Seeing cut stalks of banana plants alongside the road and more vehicles than usual with garlands and sandalwood splatter, I correctly guessed that today is Ayudha Puja. I love how items related to your labor are honored, through careful cleaning and decoration. Flower sellers love this day, as people buy garlands of aesthetic or fragrant flowers to adorn everything from their vehicle (including bicycles, rickshaws and motorcycles) to cement mixers and shop entrances. Palm leaf decorations hang from places, broken dyed green pumpkins litter the road sides, and splats or "v" shaped patterns made from sandalwood paste + vermillion powder adorn windshields and other flat surfaces.
By worshipping the tools of one's profession, it helps point to the divine force behind working behind the tool to help carry out a successful performance. Ayudha Puja is celebrated in different ways around India and is usually celebrated in Tamil Nadu on the 9th day of Navatiri - usually at the end of September or beginning of October.

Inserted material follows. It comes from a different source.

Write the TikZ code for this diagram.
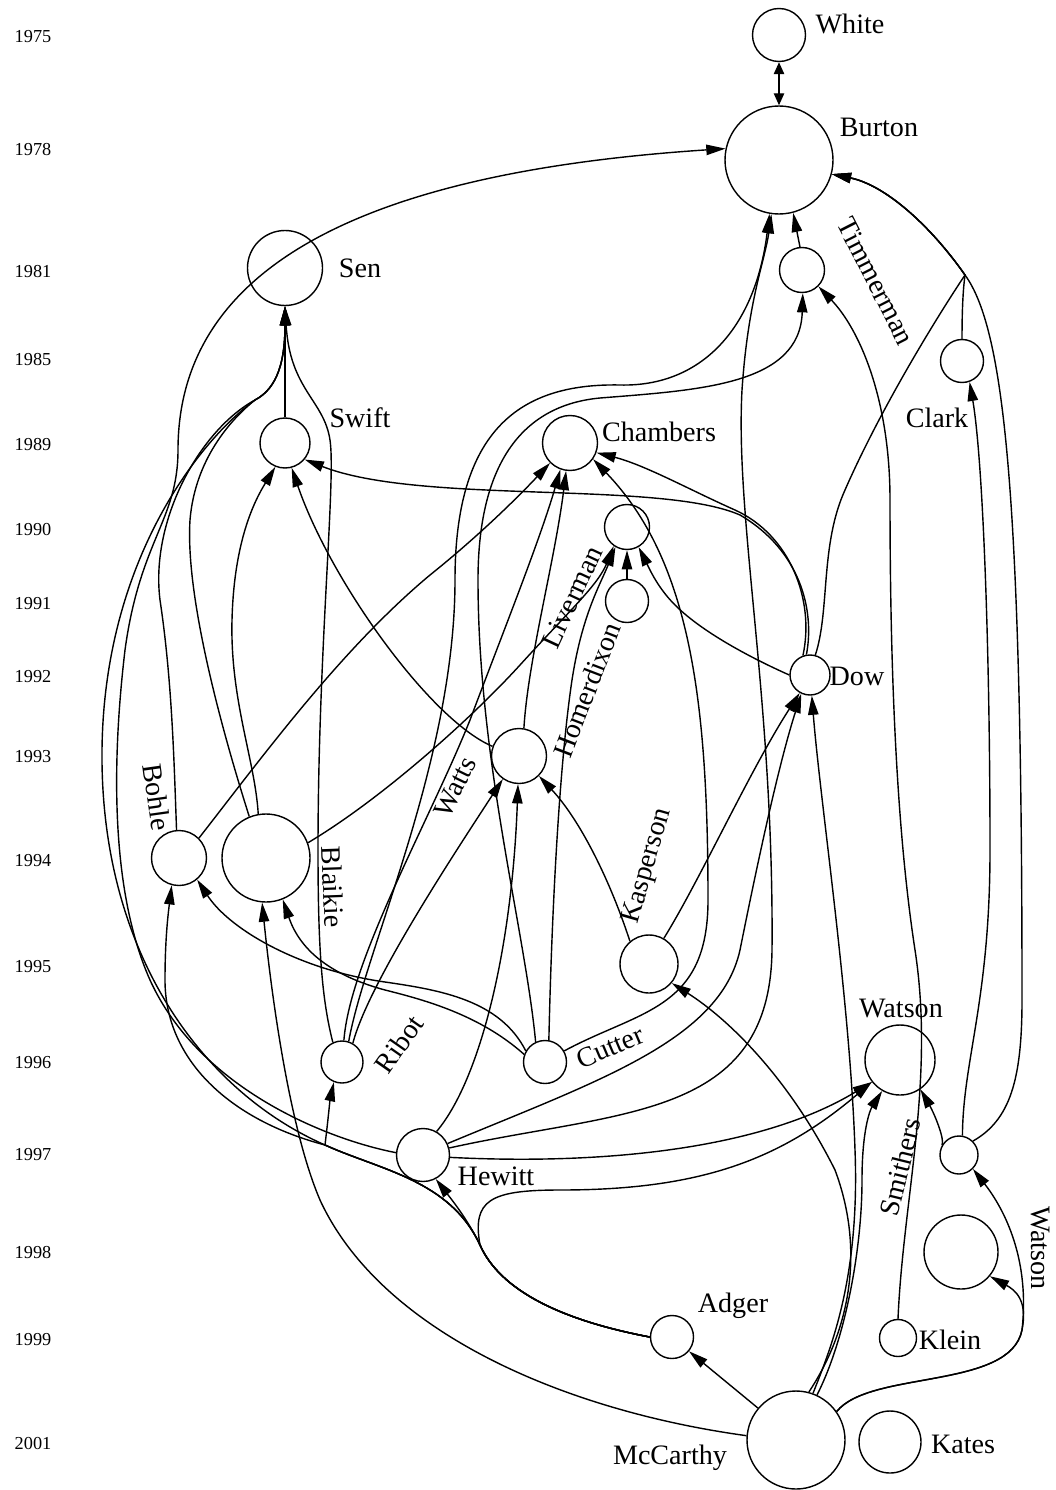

Visit previous posts from years past on this Hindu festival - 2009 and on the rickshaws, 2008 #1 and #2

Monday, October 03, 2011

Of Gopurams and Dolls

With the impressive gopuram of the Kapaleeshwarar (Mylapore) temple in the background, these sari-clad women stop to look at the display of kolu dolls on sale for the Navatiri festival. See yesterday's post for a close-up of one display.

Sunday, October 02, 2011

Krishnas to Villagers

Once again, kolu dolls fill the streets surrounding the Kapaleeshwarar Temple in Mylapore, Chennai. Stall after stall sells these colorful dolls during the festival of Navartiri. From whimsical blue Krishnas and Hindu chariot processions, to village scenes and family members all gathered around a TV, shoppers could find at least some items that they didn't yet have in their collection. Because each stall had slightly different ones (and of varying painting quality), it was helpful to visit at least a few stalls before making a decision.

I made this image a bit larger so you can peek around the stall. Which one(s) would you buy?